Gerak News, Jakarta-Hampir semua orang mengenal William Shakespeare. Bahkan bagi orang yang tak mengenal sastra sama sekali. Paling tidak, orang akan tahu kata-kata mantra yang diucapkan Shakespeare: apalah arti sebuah nama.
Shakespeare ditasbihkan sebagai bapak drama. Pujangga yang lahir di tahun 1616 ini merupakan pemain sandiwara yang karyanya paling banyak dipentaskan di dunia.
Lalu, siapa bapak drama di era modern? Dialah Henrik Johan Ibsen. Tokoh sastra beraliran realis sosial ini lahir pada 20 Maret 1828 di Skien Norwegia. Pengarang Norwegia terbesar sepanjang masa ini dikenal sebagai bapak drama modern. Drama Ibsen adalah drama kedua terbanyak dipentaskan setelah Shakespeare.

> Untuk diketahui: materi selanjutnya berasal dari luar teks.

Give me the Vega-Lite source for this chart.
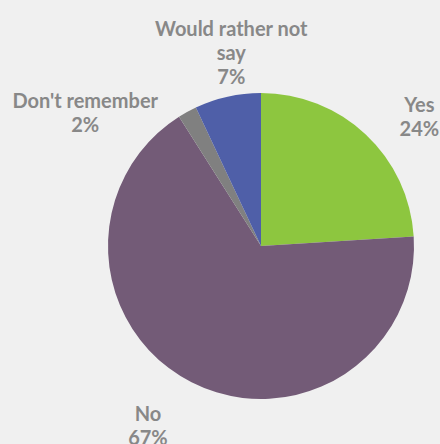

Drama-drama karya Ibsen penuh dengan nilai-nilai moral. Dramanya memberi pesan bahwa kebaikan akan selalu berujung pada kebahagian. Sebaliknya, kejahatan, akan berakhir dengan mengenaskan.
Karya Ibsen sudah dikenal lama di Indonesia. Drama Allah yang Palsu, karya penulis etnis Tionghoa Kwee Tek Hoay, yang sempat dipentaskan di Batavia atau Jakarta pada tahun 1919, terinspirasi karya-karya Ibsen.
Drama ini mengisahkan tentang dua saudara. Satu orang sangat moralis dan menjunjung tinggi kehormatan diri, sementara yang lainnya sangat mengagungkan harta dan mengutamakan keuntungan pribadi. Allah yang Palsu dalam drama ini adalah uang, yang sama sekali bukan jalan menuju kebahagiaan.
Drama Ibsen, Musuh Masyarakat, pernah diterjemahkan oleh Asrul Sani. Drama yang mengisahkan beberapa orang di tempat dan latar belakang berbeda yang berusaha membantu masyarakat dengan membagikan informasi fakta namun malah dikucilkan masyarakat dan dimusuhi sudah dipentaskan di Indonesia berkali-kali, di berbagai tempat, seperti di Graha Bhakti Budaya Taman Ismail Marzuki, Jakarta.
Pada tahun 1991, karya Ibsen, Samfundets statter yang sudah diterjemahkan ke dalam bahasa Inggris The Pillars of Community diterjemahkan oleh Sapardi Djoko Damono dkk. Nama Sapardi, sastrawan besar yang terkenal dengan puisi Aku Ingin ini menggambarkan keistimewaan Ibsen.
Karya Ibsen, A Dolls House atau Rumah Boneka, juga sudah dipentaskan di Gedung Kesenian Djakarta, akhir tahun 2011.